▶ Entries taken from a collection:
------------------------------

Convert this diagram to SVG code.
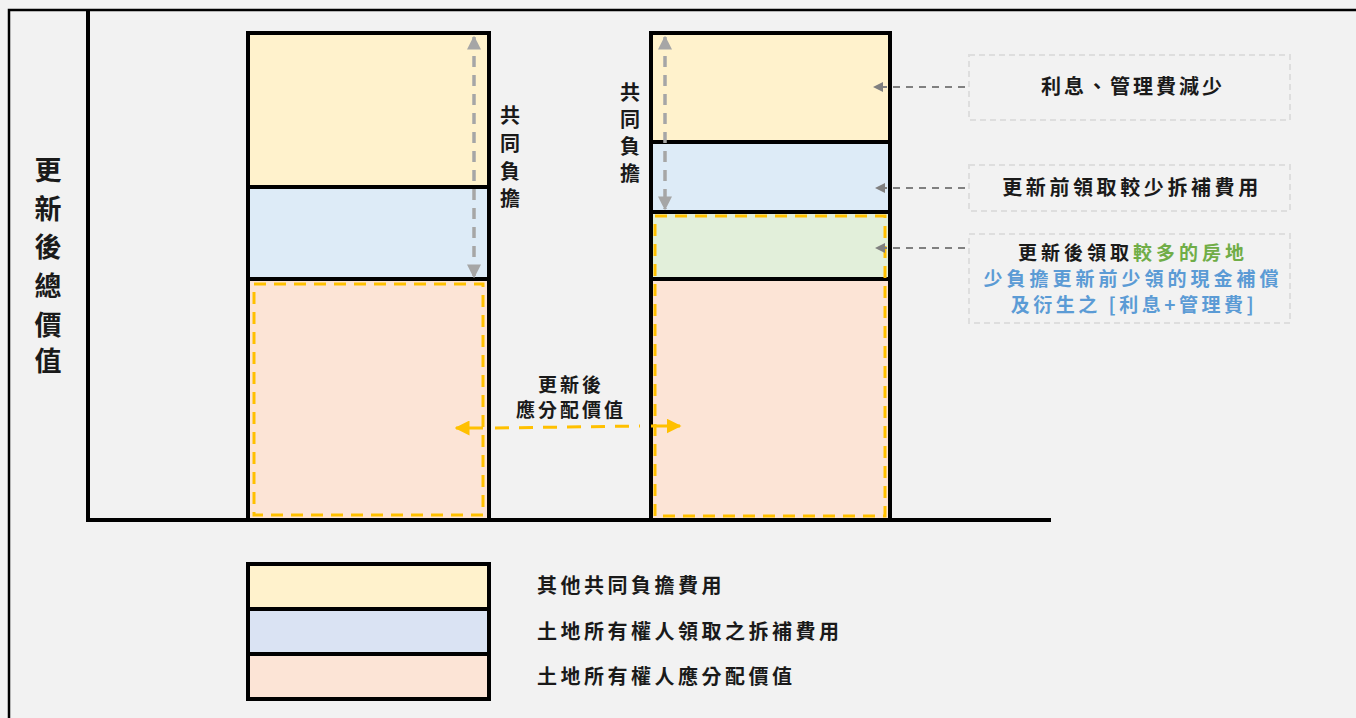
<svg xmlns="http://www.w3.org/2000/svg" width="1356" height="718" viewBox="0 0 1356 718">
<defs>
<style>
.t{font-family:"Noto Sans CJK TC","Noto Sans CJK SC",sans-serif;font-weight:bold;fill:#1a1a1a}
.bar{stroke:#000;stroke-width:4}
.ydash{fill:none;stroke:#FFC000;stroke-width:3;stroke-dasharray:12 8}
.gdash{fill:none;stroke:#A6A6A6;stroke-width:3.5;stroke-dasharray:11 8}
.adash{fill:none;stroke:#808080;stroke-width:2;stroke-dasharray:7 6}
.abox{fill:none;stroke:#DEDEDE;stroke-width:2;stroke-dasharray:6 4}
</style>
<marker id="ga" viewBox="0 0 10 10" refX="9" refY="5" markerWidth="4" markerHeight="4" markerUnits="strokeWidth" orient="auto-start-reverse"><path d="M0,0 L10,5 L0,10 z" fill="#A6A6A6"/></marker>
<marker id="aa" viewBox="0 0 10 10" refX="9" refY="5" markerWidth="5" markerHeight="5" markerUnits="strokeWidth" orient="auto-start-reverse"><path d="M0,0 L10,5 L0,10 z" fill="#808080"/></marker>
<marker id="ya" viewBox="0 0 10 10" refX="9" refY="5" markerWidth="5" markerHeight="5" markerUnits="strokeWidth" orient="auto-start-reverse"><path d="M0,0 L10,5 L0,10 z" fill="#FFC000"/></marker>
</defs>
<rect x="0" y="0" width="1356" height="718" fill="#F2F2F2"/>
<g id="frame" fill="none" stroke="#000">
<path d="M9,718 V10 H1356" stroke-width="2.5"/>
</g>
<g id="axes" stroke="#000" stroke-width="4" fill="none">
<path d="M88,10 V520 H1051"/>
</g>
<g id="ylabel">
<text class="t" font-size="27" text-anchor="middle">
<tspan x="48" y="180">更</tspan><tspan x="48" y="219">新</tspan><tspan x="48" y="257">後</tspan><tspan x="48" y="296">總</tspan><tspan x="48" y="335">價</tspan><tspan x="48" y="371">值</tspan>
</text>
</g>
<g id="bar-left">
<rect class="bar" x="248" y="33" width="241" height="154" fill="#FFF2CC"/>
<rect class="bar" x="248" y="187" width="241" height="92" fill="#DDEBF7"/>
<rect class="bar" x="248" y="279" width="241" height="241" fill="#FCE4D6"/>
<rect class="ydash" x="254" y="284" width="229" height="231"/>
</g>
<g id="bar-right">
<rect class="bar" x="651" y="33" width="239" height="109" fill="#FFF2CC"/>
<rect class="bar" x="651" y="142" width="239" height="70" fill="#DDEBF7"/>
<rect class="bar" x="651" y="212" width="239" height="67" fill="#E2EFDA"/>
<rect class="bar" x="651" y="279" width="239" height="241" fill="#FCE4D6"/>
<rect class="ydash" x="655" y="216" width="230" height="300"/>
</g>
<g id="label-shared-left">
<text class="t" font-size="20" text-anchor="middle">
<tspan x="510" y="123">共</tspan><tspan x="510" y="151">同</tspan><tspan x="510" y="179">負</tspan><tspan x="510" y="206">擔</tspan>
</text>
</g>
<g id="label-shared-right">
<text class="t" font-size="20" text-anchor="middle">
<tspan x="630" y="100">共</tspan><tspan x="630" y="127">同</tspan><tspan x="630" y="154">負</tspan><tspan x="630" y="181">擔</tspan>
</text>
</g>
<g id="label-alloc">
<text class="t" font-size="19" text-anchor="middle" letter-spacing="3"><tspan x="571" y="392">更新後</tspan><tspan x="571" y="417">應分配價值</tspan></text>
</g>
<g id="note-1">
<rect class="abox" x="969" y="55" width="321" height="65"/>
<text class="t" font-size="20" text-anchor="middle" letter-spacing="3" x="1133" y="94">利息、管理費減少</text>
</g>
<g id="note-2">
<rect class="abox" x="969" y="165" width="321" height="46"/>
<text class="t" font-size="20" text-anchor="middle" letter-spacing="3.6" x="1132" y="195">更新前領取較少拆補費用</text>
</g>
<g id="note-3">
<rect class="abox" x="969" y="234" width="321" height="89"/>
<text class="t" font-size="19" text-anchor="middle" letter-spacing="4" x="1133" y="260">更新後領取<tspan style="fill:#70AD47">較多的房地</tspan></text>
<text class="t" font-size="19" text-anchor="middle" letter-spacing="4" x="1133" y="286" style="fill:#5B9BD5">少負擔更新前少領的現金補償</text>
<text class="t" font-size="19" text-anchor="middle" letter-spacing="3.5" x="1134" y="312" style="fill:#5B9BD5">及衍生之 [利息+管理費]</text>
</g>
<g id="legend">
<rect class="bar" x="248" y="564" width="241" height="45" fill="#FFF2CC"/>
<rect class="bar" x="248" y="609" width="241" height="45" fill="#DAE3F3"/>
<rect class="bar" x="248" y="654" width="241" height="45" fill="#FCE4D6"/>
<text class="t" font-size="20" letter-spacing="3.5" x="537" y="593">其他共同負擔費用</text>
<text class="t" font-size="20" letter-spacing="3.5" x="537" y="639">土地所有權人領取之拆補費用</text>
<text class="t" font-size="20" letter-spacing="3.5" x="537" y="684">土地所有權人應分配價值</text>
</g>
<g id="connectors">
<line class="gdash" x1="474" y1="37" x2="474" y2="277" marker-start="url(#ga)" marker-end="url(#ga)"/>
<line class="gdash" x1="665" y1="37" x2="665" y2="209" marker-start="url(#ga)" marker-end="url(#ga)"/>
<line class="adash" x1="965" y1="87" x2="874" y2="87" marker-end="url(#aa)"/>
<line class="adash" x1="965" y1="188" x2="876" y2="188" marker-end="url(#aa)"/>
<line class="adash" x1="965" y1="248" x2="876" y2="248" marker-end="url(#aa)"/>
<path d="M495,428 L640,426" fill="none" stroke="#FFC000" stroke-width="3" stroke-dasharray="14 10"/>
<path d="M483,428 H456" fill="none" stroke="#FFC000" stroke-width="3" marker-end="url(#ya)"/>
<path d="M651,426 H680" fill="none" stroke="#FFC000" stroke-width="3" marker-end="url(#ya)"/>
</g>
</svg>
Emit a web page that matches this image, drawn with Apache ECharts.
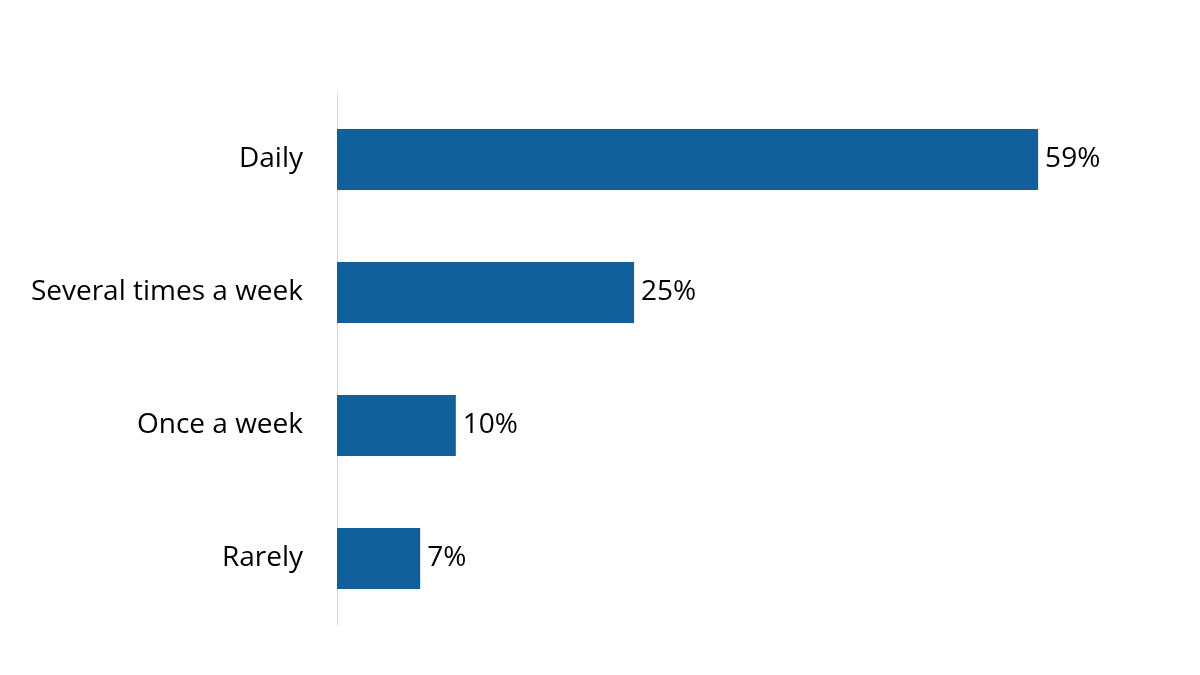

------------------------------

▶ What the task asks: Identify and extract each line of the listing that contains "this".

▶ Full output:
Convert this diagram to SVG code.
Emit a web page that matches this image, drawn with Apache ECharts.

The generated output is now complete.